Not only was the vote a right-wing move, but Margaret Hodge lost more heavily than media reports have indicated.

While supporters of the right-wingers turned up, a number of left-wingers stayed away precisely in order to avoid or invalidate claims that the move was driven by the ludicrously-termed ‘hard left’.

In an attempt to underpin the presentation of the move as an unfair left-wing plot, Establishment media and the Labour right have tried to claim that only a minority of branches voted for the trigger – five of eleven – with other branches supporting her. Labour First’s Luke Akehurst majored on it as a reason that the trigger process is not democratic.

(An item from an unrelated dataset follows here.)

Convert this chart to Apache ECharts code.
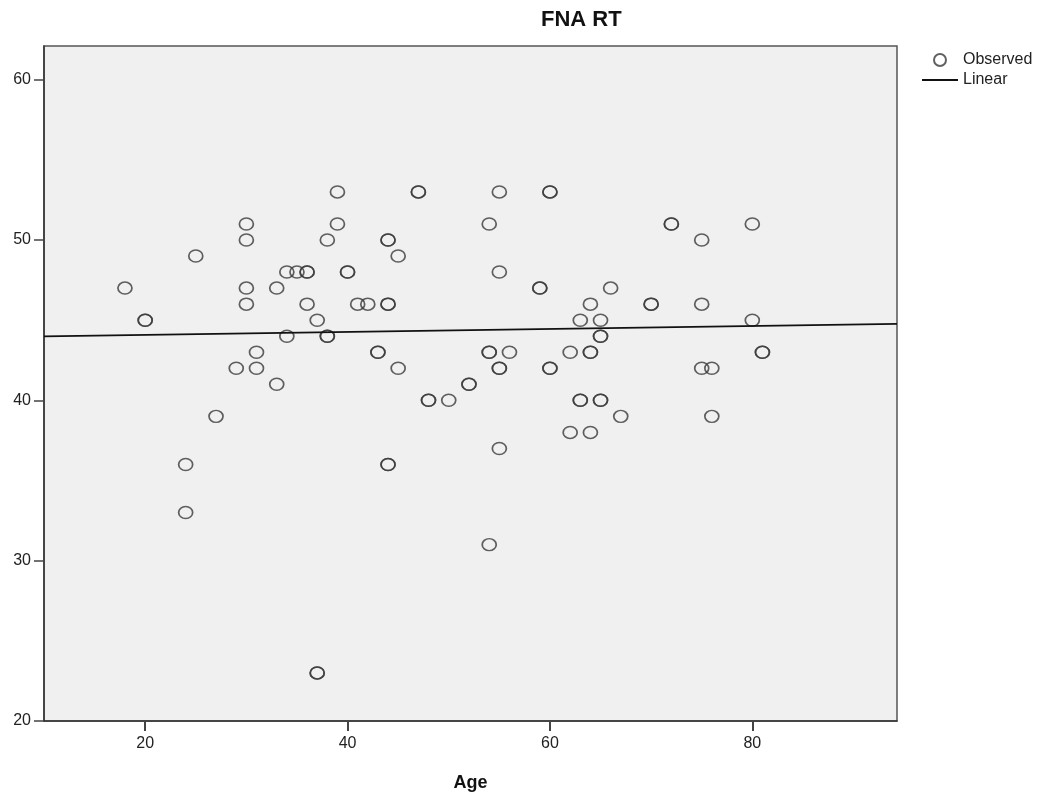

But in fact, only seven of the eleven branches voted. Five of those seven voted in favour of the trigger – but when the threshold of one in three branches was reached, the remaining branch votes were abandoned.

So of the seven branches who did vote, in 71% a majority apparently wanted an opportunity to select a new candidate.

Media also reported how tight the votes were, mentioning only one that voted for a trigger by a wider margin of thirty to seven – with ‘others’ decided only by a few votes.

However, while some were tight the overall score was – according to members present – vastly in favour of a trigger. The overall totals among those who voted seem to have been heavily in favour of the trigger.

Labour First’s Luke Akehurst responded to a SKWAWKBOX enquiry as to whether he would be surprised to learn that the trigger was driven by the Barking right:

We are against deselections of sitting moderate MPs whoever is involved.

SKWAWKBOX view:

A tight, undemocratic progress driven by the ‘antisemitic’ left – or an emphatically-decided move by the same Labour right to which Margaret Hodge belongs?

Yet again, the corporate media are feeding the people a line.